Characters: Beck stutters. It’s kind of a big deal, given that it stems from a lack of confidence. She’s also the only one that had depth in my mind. She was the only one that I could feel and run around with and really see. Everyone else acted in the stereotypical ways that writers have always written people in those positions. Sometimes I think the only reason anyone in the real world acts like that these days is because they read too damn much.
Plot: Er, maybe “moral” would be a better word. The basic message of this book is this: God is good and Darwin is evil. Don’t get offended, that’s the basic message. There’s more to it than that.
The only animal that goes so far as to actually kill anybody (including Beck’s surrogate mother’s child) is the mutation that science made. And it is only one in a line of foul creatures that Cap stumbles upon in his investigation. The Sasquatches that have Beck are God’s creatures and as such only strike out to protect themselves and their little family. And they’re running from that Darwinistic demon.

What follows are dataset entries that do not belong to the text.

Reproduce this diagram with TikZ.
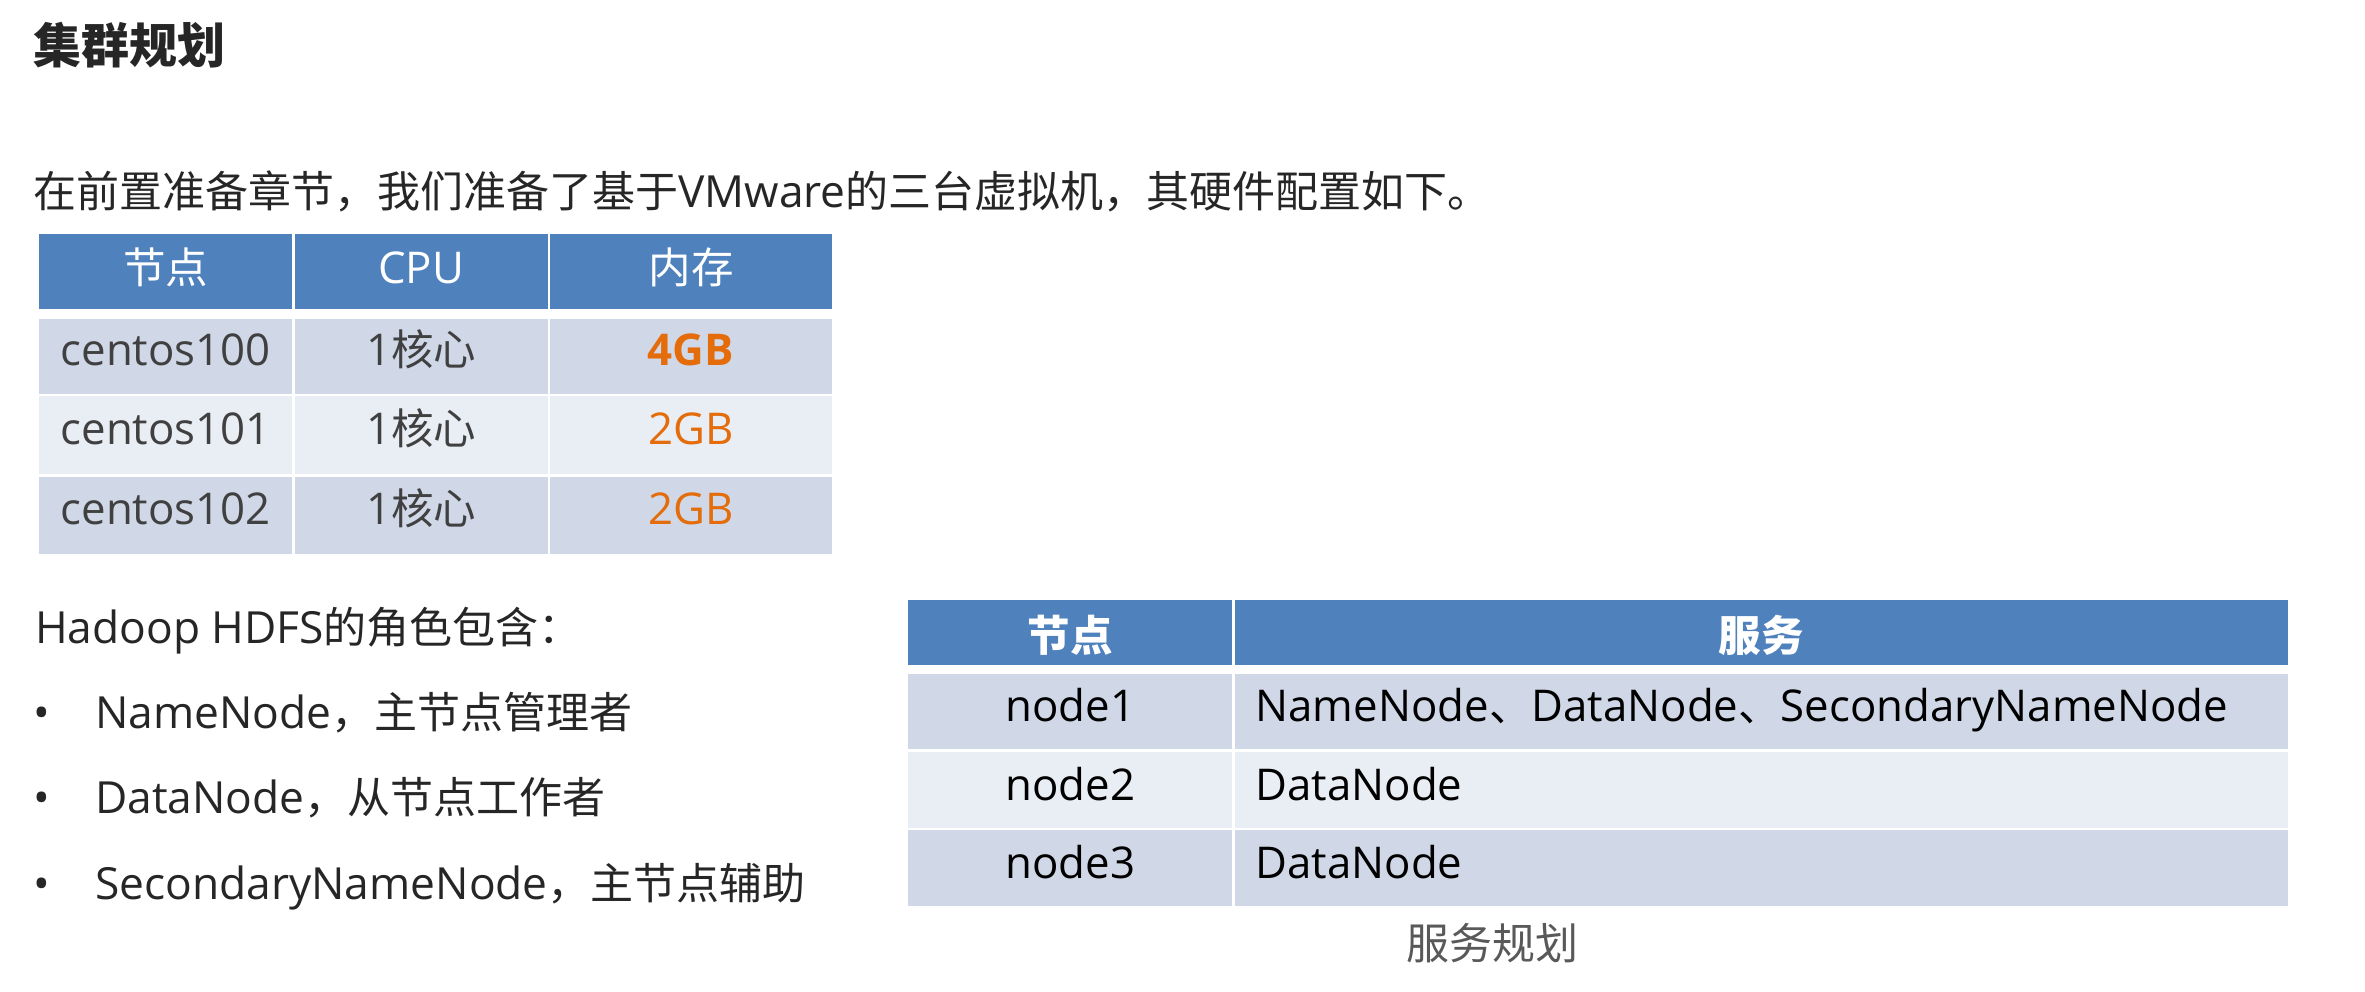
\documentclass[tikz,border=0pt]{standalone}
\usepackage{fontspec}
\setmainfont[Scale=1.03]{Open Sans}
\newfontfamily\cjk{Noto Sans CJK SC}
\usetikzlibrary{positioning}
\definecolor{hblue}{RGB}{79,129,189}
\definecolor{rdark}{RGB}{208,216,232}
\definecolor{rlight}{RGB}{233,237,244}
\definecolor{corange}{RGB}{228,108,10}
\definecolor{tgray}{RGB}{64,64,64}
\definecolor{tdark}{RGB}{38,38,38}
\definecolor{cgray}{RGB}{89,89,89}

% Chinese characters in Noto Sans CJK, the rest in Open Sans
\XeTeXinterchartokenstate=1
\newXeTeXintercharclass\cjkclass
\newcount\cjkcode
\cjkcode="4E00 \loop\XeTeXcharclass\cjkcode=\cjkclass\advance\cjkcode by 1 \ifnum\cjkcode<"A000 \repeat
\cjkcode="3000 \loop\XeTeXcharclass\cjkcode=\cjkclass\advance\cjkcode by 1 \ifnum\cjkcode<"3040 \repeat
\cjkcode="FF00 \loop\XeTeXcharclass\cjkcode=\cjkclass\advance\cjkcode by 1 \ifnum\cjkcode<"FFF0 \repeat
\XeTeXinterchartoks 0 \cjkclass = {\cjk}
\XeTeXinterchartoks 4095 \cjkclass = {\cjk}
\XeTeXinterchartoks \cjkclass 0 = {\rmfamily}
\XeTeXinterchartoks \cjkclass 4095 = {\rmfamily}

\begin{document}
\begin{tikzpicture}[x=1pt,y=-1pt,
  every node/.style={inner sep=0pt,font=\fontsize{43}{50}\selectfont},
  line text/.style={anchor=base west,text=tdark},
  head cell/.style={rectangle,fill=hblue,text=white,font=\fontsize{42.5}{50}\selectfont,
    text height=34pt,text depth=10pt},
  host cell/.style={rectangle,text=tgray,font=\fontsize{42.5}{50}\selectfont,
    text height=30pt,text depth=12pt},
  role head/.style={rectangle,fill=hblue,text=white,font=\fontsize{42.5}{50}\selectfont\bfseries,
    minimum height=65pt,text height=40pt,text depth=2pt},
  role cell/.style={rectangle,text=black,font=\fontsize{42.5}{50}\selectfont,
    text height=30pt,text depth=10pt},
  left cell/.style={role cell,text width=1011pt,inner xsep=21pt,align=left}]
  \useasboundingbox (0,0) rectangle (2365,991);

  % title and text
  \node[line text,font=\fontsize{48}{56}\selectfont\bfseries] (title) at (33,63) {集群规划};
  \node[line text] (intro) at (33,207) {在前置准备章节，我们准备了基于VMware的三台虚拟机，其硬件配置如下。};

  % hardware table
  \node[head cell,anchor=north west,minimum width=253pt,minimum height=75pt] (h1) at (39,234) {节点};
  \node[head cell,minimum width=253pt,minimum height=75pt,right=2pt of h1] (h2) {CPU};
  \node[head cell,minimum width=282pt,minimum height=75pt,right=2pt of h2] (h3) {内存};

  \node[host cell,fill=rdark,minimum width=253pt,minimum height=75pt,below=9pt of h1] (r11) {centos100};
  \node[host cell,fill=rdark,minimum width=253pt,minimum height=75pt,right=2pt of r11] (r12) {1核心};
  \node[host cell,fill=rdark,minimum width=282pt,minimum height=75pt,right=2pt of r12,
    text=corange,font=\fontsize{42.5}{50}\selectfont\bfseries] (r13) {4GB};

  \node[host cell,fill=rlight,minimum width=253pt,minimum height=78pt,below=2pt of r11] (r21) {centos101};
  \node[host cell,fill=rlight,minimum width=253pt,minimum height=78pt,right=2pt of r21] (r22) {1核心};
  \node[host cell,fill=rlight,minimum width=282pt,minimum height=78pt,right=2pt of r22,text=corange] (r23) {2GB};

  \node[host cell,fill=rdark,minimum width=253pt,minimum height=77pt,below=3pt of r21] (r31) {centos102};
  \node[host cell,fill=rdark,minimum width=253pt,minimum height=77pt,right=2pt of r31] (r32) {1核心};
  \node[host cell,fill=rdark,minimum width=282pt,minimum height=77pt,right=2pt of r32,text=corange] (r33) {2GB};

  % roles
  \node[line text] (roles) at (35,643) {Hadoop HDFS的角色包含：};
  \node[line text] (b1) at (33,728) {•};
  \node[line text] (nn) at (95,728) {NameNode，主节点管理者};
  \node[line text] (b2) at (33,813) {•};
  \node[line text] (dn) at (95,813) {DataNode，从节点工作者};
  \node[line text] (b3) at (33,899) {•};
  \node[line text] (snn) at (95,899) {SecondaryNameNode，主节点辅助};

  % service table
  \node[role head,anchor=north west,minimum width=324pt] (g1) at (908,600) {节点};
  \node[role head,minimum width=1053pt,right=2pt of g1] (g2) {服务};

  \node[role cell,fill=rdark,minimum width=324pt,minimum height=75pt,below=8pt of g1] (s11) {node1};
  \node[left cell,fill=rdark,minimum height=75pt,right=2pt of s11] (s12) {NameNode、DataNode、SecondaryNameNode};
  \node[role cell,fill=rlight,minimum width=324pt,minimum height=76pt,below=3pt of s11] (s21) {node2};
  \node[left cell,fill=rlight,minimum height=76pt,right=2pt of s21] (s22) {DataNode};
  \node[role cell,fill=rdark,minimum width=324pt,minimum height=76pt,below=2pt of s21] (s31) {node3};
  \node[left cell,fill=rdark,minimum height=76pt,right=2pt of s31] (s32) {DataNode};

  \node[anchor=base,text=cgray] (cap) at (1492,959) {服务规划};
\end{tikzpicture}
\end{document}
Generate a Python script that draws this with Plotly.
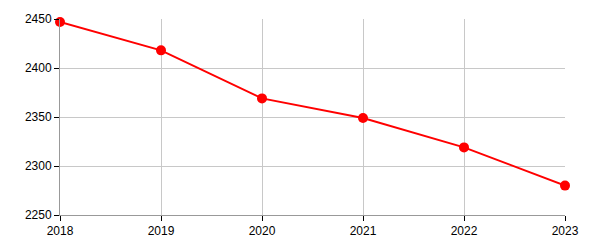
import plotly.graph_objects as go

years = [2018, 2019, 2020, 2021, 2022, 2023]
values = [2447, 2418, 2369, 2349, 2319, 2280]
y_ticks = [2250, 2300, 2350, 2400, 2450]

fig = go.Figure()
fig.add_trace(go.Scatter(
    x=years, y=values, mode="lines+markers",
    line=dict(color="#ff0000", width=2),
    marker=dict(color="#ff0000", size=10),
    cliponaxis=False,
))
fig.update_layout(
    width=600, height=250,
    margin=dict(l=60, r=35, t=15, b=33),
    plot_bgcolor="white", paper_bgcolor="white",
    showlegend=False,
    font=dict(family="Liberation Sans, Arial, sans-serif", size=12, color="black"),
)
fig.update_xaxes(
    range=[2018, 2023], tickvals=years, ticktext=[str(y) for y in years],
    showgrid=True, gridcolor="#c8c8c8", gridwidth=1,
    showline=True, linecolor="#999999", linewidth=1,
    ticks="outside", ticklen=5, tickcolor="#000000",
    zeroline=False,
)
fig.update_yaxes(
    range=[2250, 2450], tickvals=y_ticks,
    showgrid=True, gridcolor="#c8c8c8", gridwidth=1,
    showline=True, linecolor="#999999", linewidth=1,
    ticks="outside", ticklen=5, tickcolor="#000000",
    zeroline=False,
)
fig.write_html("out.html")
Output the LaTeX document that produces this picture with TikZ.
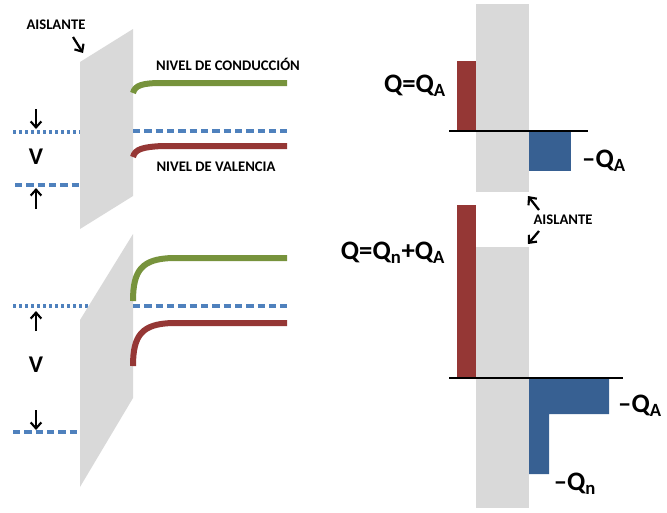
\documentclass[tikz,border=0pt]{standalone}
\usepackage{fontspec}
\setmainfont{Carlito}
\usetikzlibrary{arrows.meta}

\definecolor{aisgray}{HTML}{D9D9D9}
\definecolor{bandgreen}{HTML}{77933C}
\definecolor{bandred}{HTML}{953735}
\definecolor{fermiblue}{HTML}{4F81BD}
\definecolor{chargeblue}{HTML}{376092}

\tikzset{
  lbl/.style={font=\bfseries\fontsize{11}{13}\selectfont, inner sep=0pt},
  biglbl/.style={font=\bfseries\fontsize{20}{22}\selectfont, inner sep=0pt},
  vlbl/.style={font=\bfseries\fontsize{18}{20}\selectfont, inner sep=0pt},
  arr/.style={-{Straight Barb[length=4.5pt,width=8pt,line width=1.6pt]}, line width=1.7pt},
  band/.style={line width=4.5pt},
  fermi/.style={fermiblue, line width=2.3pt, dash pattern=on 5.5pt off 3pt},
  fermidot/.style={fermiblue, line width=2.3pt, dash pattern=on 2pt off 2.5pt},
}

\begin{document}
\begin{tikzpicture}[x=0.75pt,y=-0.75pt]
      \useasboundingbox (0,0) rectangle (667,512);

      % Top band diagram (V small)
      \draw[fermidot] (13,132) -- (82,132); % metal level
      \draw[fermi] (15,185) -- (82,185);
      \fill[aisgray] (80,62) -- (133,29) -- (133,196) -- (80,229) -- cycle; % insulator
      \draw[fermi] (133,131) -- (287,131);
      \draw[band, bandgreen] (133,93) .. controls (135,85) and (143,83) .. (162,83) -- (287,83);
      \draw[band, bandred] (133,157) .. controls (135,149) and (143,147) .. (162,146) -- (287,146);

      \node[lbl] (aisl1) at (56,25) {AISLANTE};
      \node[lbl] (cond) at (228,64) {NIVEL DE CONDUCCIÓN};
      \node[lbl] (val) at (216,167) {NIVEL DE VALENCIA};
      \node[vlbl] (v1) at (36,157) {V};

      \coordinate (a1s) at (73,37);  \coordinate (a1e) at (83,53);
      \draw[arr] (a1s) -- (a1e);
      \coordinate (v1a) at (36,109); \coordinate (v1b) at (36,129);
      \draw[arr] (v1a) -- (v1b);
      \coordinate (v1c) at (36,209); \coordinate (v1d) at (36,188);
      \draw[arr] (v1c) -- (v1d);

      % Bottom band diagram (V large)
      \draw[fermidot] (13,306) -- (92,306);
      \draw[fermi] (13,432) -- (82,432);
      \fill[aisgray] (80,320) -- (133,234) -- (133,398) -- (80,487) -- cycle;
      \draw[fermi] (133,306) -- (287,306);
      \draw[band, bandgreen] (133,301) .. controls (133,270) and (142,259) .. (172,258) -- (287,258);
      \draw[band, bandred] (133,366) .. controls (133,335) and (142,324) .. (172,323) -- (287,323);

      \node[vlbl] (v2) at (36,365) {V};
      \coordinate (v2a) at (36,331); \coordinate (v2b) at (36,311);
      \draw[arr] (v2a) -- (v2b);
      \coordinate (v2c) at (36,410); \coordinate (v2d) at (36,430);
      \draw[arr] (v2c) -- (v2d);

      % Top charge diagram
      \fill[aisgray] (476,4) rectangle (529,192);
      \fill[bandred] (457,61) rectangle (476,131);
      \fill[chargeblue] (529,131) rectangle (571,171);
      \draw[line width=1.8pt] (449,131) -- (588,131);
      \node[biglbl] (qa) at (415,86) {Q=Q\textsubscript{A}};
      \node[biglbl] (mqa) at (604,161) {–Q\textsubscript{A}};

      % Bottom charge diagram
      \fill[aisgray] (476,247) rectangle (529,508);
      \fill[bandred] (457,205) rectangle (476,378);
      \fill[chargeblue] (529,378) -- (609,378) -- (609,414) -- (549,414) -- (549,474) -- (529,474) -- cycle;
      \draw[line width=1.8pt] (449,378) -- (623,378);
      \node[biglbl] (qna) at (393,253) {Q=Q\textsubscript{n}+Q\textsubscript{A}};
      \node[biglbl] (mqa2) at (640,406) {–Q\textsubscript{A}};
      \node[biglbl] (mqn) at (575,484) {–Q\textsubscript{n}};

      \node[lbl] (aisl2) at (563,220) {AISLANTE};
      \coordinate (a2s) at (539,210); \coordinate (a2e) at (528,196);
      \draw[arr] (a2s) -- (a2e);
      \coordinate (a3s) at (539,231); \coordinate (a3e) at (528,244);
      \draw[arr] (a3s) -- (a3e);

  \end{tikzpicture}
\end{document}
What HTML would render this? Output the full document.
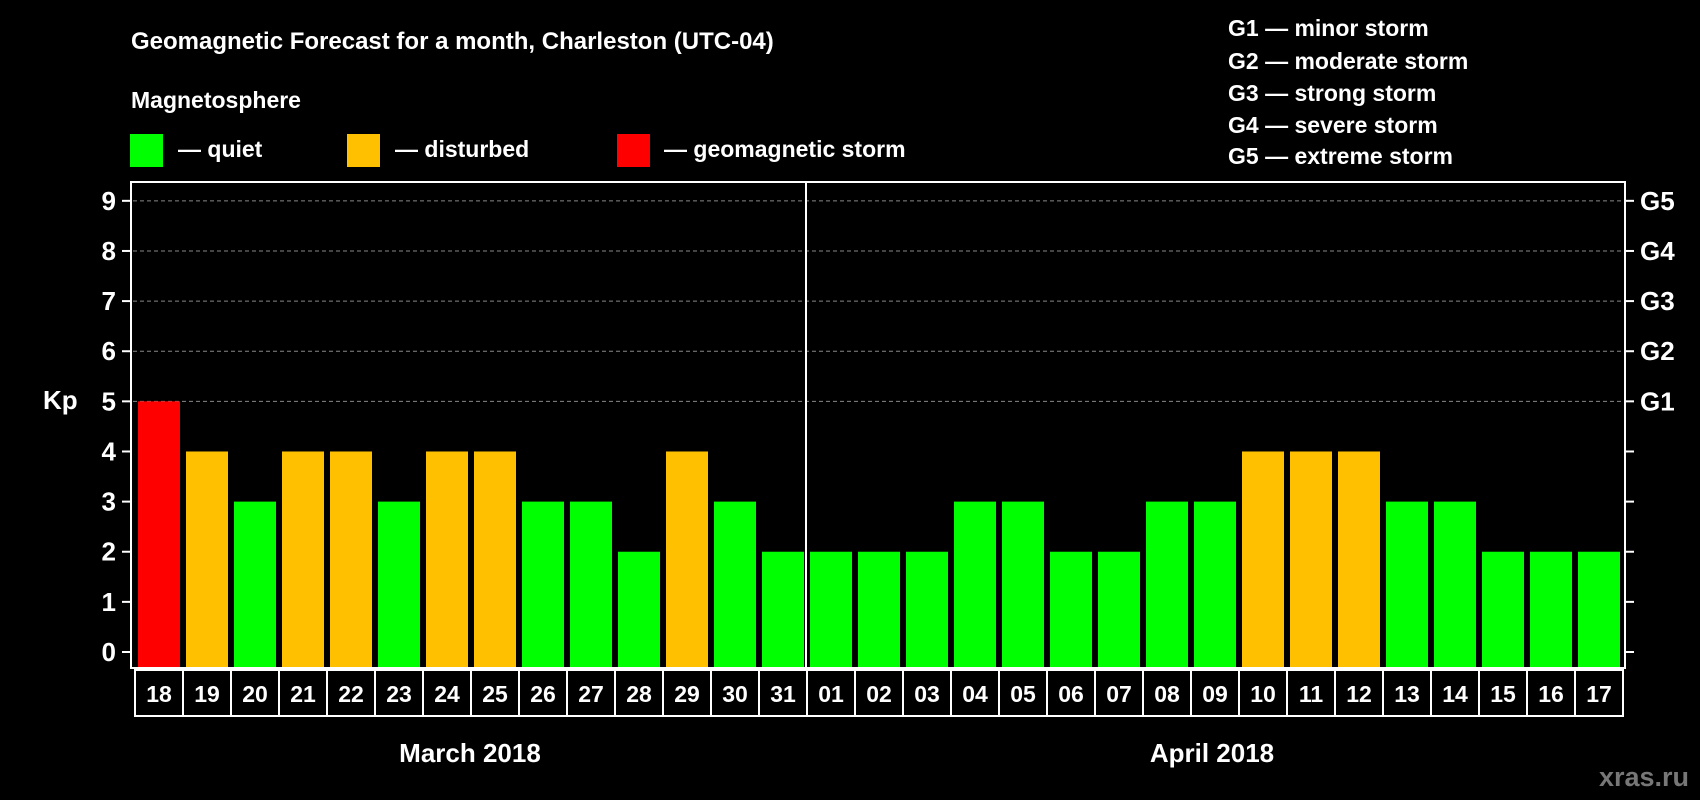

My problem with the plot was the major shift in the storyline. I went into it thinking this was a “lady got snatched by Bigfoot” story, which is not something I’d ever care to read. Then, all the sudden, Cap gets his DNA results and goes off investigating these mutation experiments. (Whoa! What’s this dude up to now? Where did that come from?)
That shift came too abruptly and did not go smoothly at all. I like layers and I like major twists, but I also like feeling like I’m reading the same book from one page to the next.
Despite my gripe there, I did enjoy the fact that we had Cap, a Christian scientist, working that side plot that turned out to be the plot. (Not that he was a “Christian Scientist” but that he was a scientist that just happened to be a Christian and that’s a cool concept. Damn Christian Scientists, mucking up my review. Not that I’m speaking against Christian Scientists. Uh, review. Yes. Back on track.)
Anyway, Cap’s character comes the closest to having a real life force, next to Beck. I think that contradiction in his beliefs is what does it, though. And as soon as I knew that his side plot was the actual meat of the story I enjoyed reading his sections and wished I had followed him more closely from the start.
Overall: The progression of Beck’s character is what kept me turning the pages. More than once I caught myself flipping ahead to count how far away her next scene was. I think the moral could have been handled oh so much better, as it felt a flat and cliché to me. But when reading outside of my box, it’s going to take something great to impress me.
In the end I am glad I read it because it gave me some great ideas for writing forest scenes and it made me realize that Bigfoot isn’t a bad main character. I thought that basing the Sasquatches’ behavior on primates was predictable, but it’s also something that would be hard to get around.
The lingering questions: Where do Sasquatches fit in? Are they the missing link between man and ape that implies some of Darwin’s theories are correct? Or are they simply another ape, one of God’s creatures? I know the author implies the latter, but I like the freedom he gives me to attach some ambiguity to the message. And that is my favorite aspect of the book.